> On 22 June 2020 at 17:54 Vinod Koul <vk...@kernel.org> wrote:
> 
> 
> On 22-06-20, 14:01, Thomas Ruf wrote:
> > > On 22 June 2020 at 06:47 Vinod Koul <vk...@kernel.org> wrote:
> > > 
> > > On 21-06-20, 22:36, Federico Vaga wrote:
> > > > On Sun, Jun 21, 2020 at 12:54:57PM +0530, Vinod Koul wrote:
> > > > > On 19-06-20, 16:31, Dave Jiang wrote:
> > > > > > 
> > > > > > 
> > > > > > On 6/19/2020 3:47 PM, Federico Vaga wrote:
> > > > > > > Hello,
> > > > > > >
> > > > > > > is there the possibility of using a DMA engine channel from 
> > > > > > > userspace?
> > > > > > >
> > > > > > > Something like:
> > > > > > > - configure DMA using ioctl() (or whatever configuration 
> > > > > > > mechanism)
> > > > > > > - read() or write() to trigger the transfer
> > > > > > >
> > > > > > 
> > > > > > I may have supposedly promised Vinod to look into possibly providing
> > > > > > something like this in the future. But I have not gotten around to 
> > > > > > do that
> > > > > > yet. Currently, no such support.
> > > > > 
> > > > > And I do still have serious reservations about this topic :) Opening 
> > > > > up
> > > > > userspace access to DMA does not sound very great from security point 
> > > > > of
> > > > > view.
> > > > 
> > > > I was thinking about a dedicated module, and not something that the DMA 
> > > > engine
> > > > offers directly. You load the module only if you need it (like the test 
> > > > module)
> > > 
> > > But loading that module would expose dma to userspace. 
> > > > 
> > > > > Federico, what use case do you have in mind?
> > > > 
> > > > Userspace drivers
> > > 
> > > more the reason not do do so, why cant a kernel driver be added for your
> > > usage?
> > 
> > by chance i have written a driver allowing dma from user space using a 
> > memcpy like interface ;-)
> > now i am trying to get this code upstream but was hit by the fact that 
> > DMA_SG is gone since Aug 2017 :-(
> > 
> > just let me introduce myself and the project:
> > - coding in C since '91
> > - coding in C++ since '98
> > - a lot of stuff not relevant for this ;-)

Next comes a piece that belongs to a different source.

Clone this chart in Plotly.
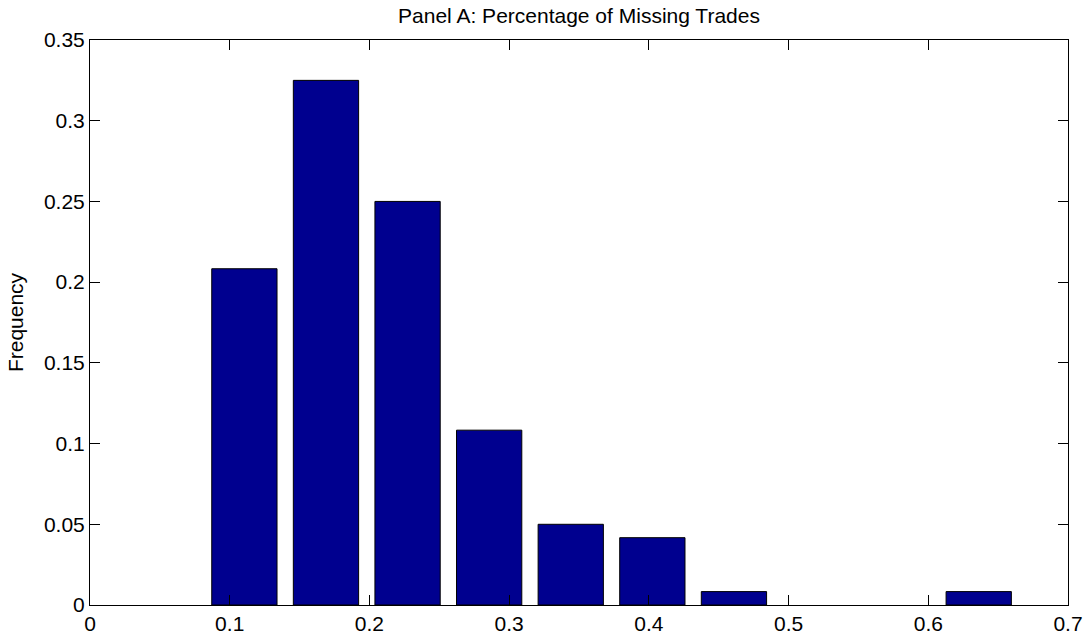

> > - working as a freelancer since Nov '19
> > - implemented a "dma-sg-proxy" driver for my client in Mar/Apr '20 to copy 
> > camera frames from uncached memory to cached memory using a second dma on a 
> > Zynq platform
> > - last week we figured out that we can not upgrade from "Xilinx 2019.2" 

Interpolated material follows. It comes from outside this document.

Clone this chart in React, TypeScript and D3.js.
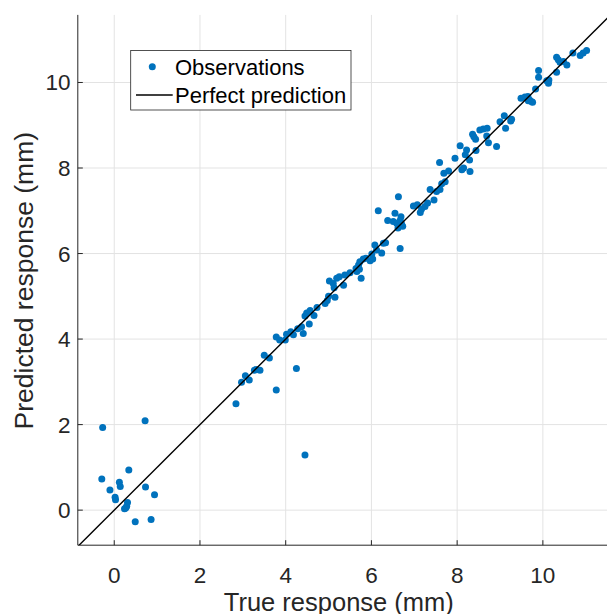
import React from "react";
import * as d3 from "d3";

const trueResp: number[] = [
  -0.27, 0.72, 0.34, -0.29, 0.12, 0.14, -0.10, 0.73, 0.94, 0.02, 0.03, 0.31, 0.29, 0.24, 0.27, 0.49, 0.86,
  4.25, 3.78, 2.84, 4.45,
  2.97, 3.06, 3.15, 3.31, 3.40, 3.27, 3.50, 3.62, 3.78, 3.86, 3.99, 4.02, 4.12, 4.18, 4.28, 4.37, 4.41,
  4.45, 4.49, 4.57, 4.55, 4.66, 4.73, 4.92, 4.97, 5.00, 5.15, 5.02, 5.11, 5.19, 5.25, 5.35, 5.13, 5.38,
  5.50, 5.66, 5.72, 5.76,
  5.64, 5.70, 5.73, 5.81, 5.87, 5.97, 6.03, 6.01, 6.08, 6.12, 6.24, 6.28, 6.33, 6.16, 6.38, 6.51, 6.55,
  6.67, 6.63, 6.67, 6.59, 6.69, 6.73, 6.62, 6.66, 6.70, 6.98, 7.07, 7.14, 7.17, 7.25, 7.31, 7.37, 7.46,
  7.52, 7.60, 7.64, 7.72,
  7.59, 7.69, 7.80, 7.95, 8.07, 8.11, 8.15, 8.19, 8.22, 8.29, 8.30, 8.36, 8.39, 8.43, 8.44, 8.53, 8.61,
  8.70, 8.69, 8.73, 8.92, 9.00, 9.10, 9.13, 9.27, 9.25, 9.49, 9.58, 9.65, 9.69, 9.74,
  9.83, 9.90, 9.90, 10.09, 10.13, 10.14, 10.32, 10.36, 10.40, 10.32, 10.48, 10.56, 10.70, 10.87, 10.94,
  11.02, 9.66, 9.76,
];

const predResp: number[] = [
  1.93, 2.09, 0.94, 0.73, 0.65, 0.55, 0.47, 0.54, 0.36, 0.30, 0.24, 0.18, 0.09, 0.03, 0.05, -0.27, -0.22,
  3.31, 2.81, 2.49, 1.29,
  2.99, 3.14, 3.04, 3.29, 3.27, 3.27, 3.62, 3.56, 4.05, 3.98, 3.98, 4.11, 4.17, 4.10, 4.24, 4.29, 4.13,
  4.54, 4.61, 4.67, 4.35, 4.55, 4.74, 4.83, 4.90, 5.00, 4.98, 5.36, 5.30, 5.42, 5.46, 5.26, 5.20, 5.50,
  5.55, 5.58, 5.63, 5.42,
  5.65, 5.73, 5.81, 5.87, 5.89, 5.83, 5.87, 5.99, 6.20, 6.08, 6.01, 6.24, 6.25, 7.00, 6.77, 6.75, 6.94,
  6.77, 7.33, 6.12, 6.71, 6.86, 6.64, 6.60, 6.66, 6.70, 7.11, 7.14, 6.96, 7.04, 7.10, 7.18, 7.50, 7.25,
  7.45, 7.50, 7.63, 7.68,
  8.13, 7.88, 7.93, 8.23, 8.52, 7.96, 8.00, 8.31, 8.42, 8.19, 7.92, 8.79, 8.73, 8.67, 8.41, 8.89, 8.91,
  8.93, 8.75, 8.59, 8.50, 9.08, 9.22, 8.93, 9.14, 9.10, 9.63, 9.66, 9.67, 9.59, 9.55,
  9.85, 10.12, 10.28, 10.04, 9.98, 10.06, 10.59, 10.53, 10.47, 10.24, 10.49, 10.41, 10.69, 10.63, 10.69,
  10.75, 9.57, 9.54,
];

const xTicks: number[] = [0, 2, 4, 6, 8, 10];
const yTicks: number[] = [0, 2, 4, 6, 8, 10];
const xLabel = "True response (mm)";
const yLabel = "Predicted response (mm)";
const legendLabels: string[] = ["Observations", "Perfect prediction"];

const W = 607;
const H = 614;
const FONT = "'Liberation Sans', Arial, Helvetica, sans-serif";
const BLUE = "#0072BD";
const AX = "#262626";

export default function App() {
  const left = 77.8;
  const right = 610.6;
  const top = 14.9;
  const bottom = 545.2;
  const x = d3.scaleLinear().domain([-0.85, 11.58]).range([left, right]);
  const y = d3.scaleLinear().domain([-0.82, 11.58]).range([bottom, top]);
  const pts = trueResp.map((t, i) => [t, predResp[i]] as [number, number]);
  const line = d3.line<number>().x((v) => x(v)).y((v) => y(v));
  const lineData = [-1, 12];

  return (
    <svg
      width={W}
      height={H}
      style={{ position: "absolute", left: 0, top: 0, background: "#fff" }}
      fontFamily={FONT}
    >
      <defs>
        <clipPath id="plotClip">
          <rect x={left} y={top} width={right - left} height={bottom - top} />
        </clipPath>
      </defs>
      <rect x={0} y={0} width={W} height={H} fill="#fff" />
      <g stroke="#e3e3e3" strokeWidth={1}>
        {xTicks.map((t) => (
          <line key={"gx" + t} x1={x(t)} x2={x(t)} y1={top} y2={bottom} />
        ))}
        {yTicks.map((t) => (
          <line key={"gy" + t} x1={left} x2={right} y1={y(t)} y2={y(t)} />
        ))}
      </g>
      <g stroke={AX} strokeWidth={1}>
        <line x1={left} x2={left} y1={top} y2={bottom} />
        <line x1={left} x2={right} y1={bottom} y2={bottom} />
        {xTicks.map((t) => (
          <line key={"tx" + t} x1={x(t)} x2={x(t)} y1={bottom} y2={bottom - 5} />
        ))}
        {yTicks.map((t) => (
          <line key={"ty" + t} x1={left} x2={left + 5} y1={y(t)} y2={y(t)} />
        ))}
      </g>
      <g fill={AX} fontSize={22.5}>
        {xTicks.map((t) => (
          <text key={"lx" + t} x={x(t)} y={582.5} textAnchor="middle">
            {t}
          </text>
        ))}
        {yTicks.map((t) => (
          <text key={"ly" + t} x={70.5} y={y(t) + 8} textAnchor="end">
            {t}
          </text>
        ))}
      </g>
      <text x={338.8} y={610.5} textAnchor="middle" fontSize={25.5} fill={AX}>
        {xLabel}
      </text>
      <text
        transform={`translate(32.5, 280.7) rotate(-90)`}
        textAnchor="middle"
        fontSize={26.5}
        fill={AX}
      >
        {yLabel}
      </text>
      <g clipPath="url(#plotClip)">
        {pts.map((p, i) => (
          <circle key={i} cx={x(p[0])} cy={y(p[1])} r={3.5} fill={BLUE} />
        ))}
        <path d={line(lineData) || ""} stroke="#000" strokeWidth={1.4} fill="none" />
      </g>
      <g>
        <rect x={130.7} y={50.5} width={220.3} height={59.5} fill="#fff" stroke="#262626" strokeWidth={0.8} />
        <circle cx={152.3} cy={66.7} r={3.5} fill={BLUE} />
        <line x1={136} x2={172.7} y1={95} y2={95} stroke="#000" strokeWidth={1.4} />
        <text x={175} y={75} fontSize={22} fill="#000">
          {legendLabels[0]}
        </text>
        <text x={175} y={102.7} fontSize={22} fill="#000">
          {legendLabels[1]}
        </text>
      </g>
    </svg>
  );
}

> > (kernel 4.19.x) to "2020.1" (kernel 5.4.x) because the DMA_SG interface is 
> > gone
> > - subscribed to dmaengine on friday, saw the start of this discussion on 
> > saturday
> > - talked to my client today if it is ok to try to revive DMA_SG and get our 
> > driver upstream to avoid such problems in future
> 
> DMA_SG was removed as it had no users, if we have a user (in-kernel) we
> can certainly revert that removal patch.

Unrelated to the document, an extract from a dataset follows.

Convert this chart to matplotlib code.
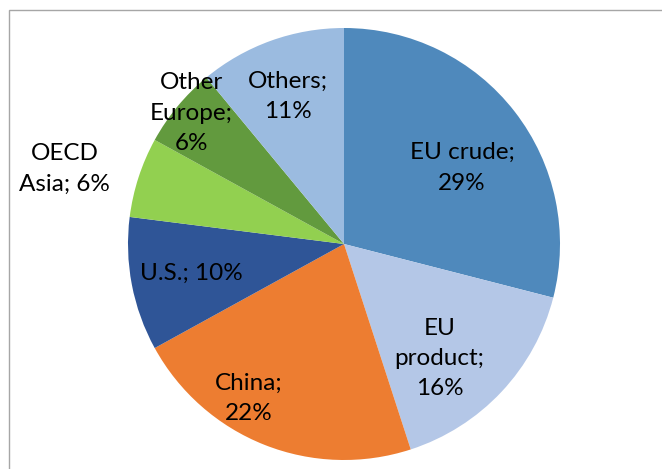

yeah, already understood that.

> > 
> > here the struct for the ioctl:
> > 
> > typedef struct {
> >   unsigned int struct_size;
> >   const void *src_user_ptr;
> >   void *dst_user_ptr;
> >   unsigned long length;
> >   unsigned int timeout_in_ms;
> > } dma_sg_proxy_arg_t;
> 
> Again, am not convinced opening DMA to userspace like this is a great
> idea. Why not have Xilinx camera driver invoke the dmaengine and do
> DMA_SG ?

In our case we have several camera pipelines, in some cases uncached memory is 
okay (e. g. image goes directly to display framebuffer), in some cases not 
because we need to process the images on cpu or gpu and we for that need to 
copy to oridinary user memoy first. This seems easier to do by decoupling the 
driver code.
And one more thing: in case we engage the dma memcpy we want to copy to target 
memory which is prepared for IPC because we want to share these images with 
another process. The v4l2 interface did not look to be made for such cases but 
is possible by this "memcpy" approach.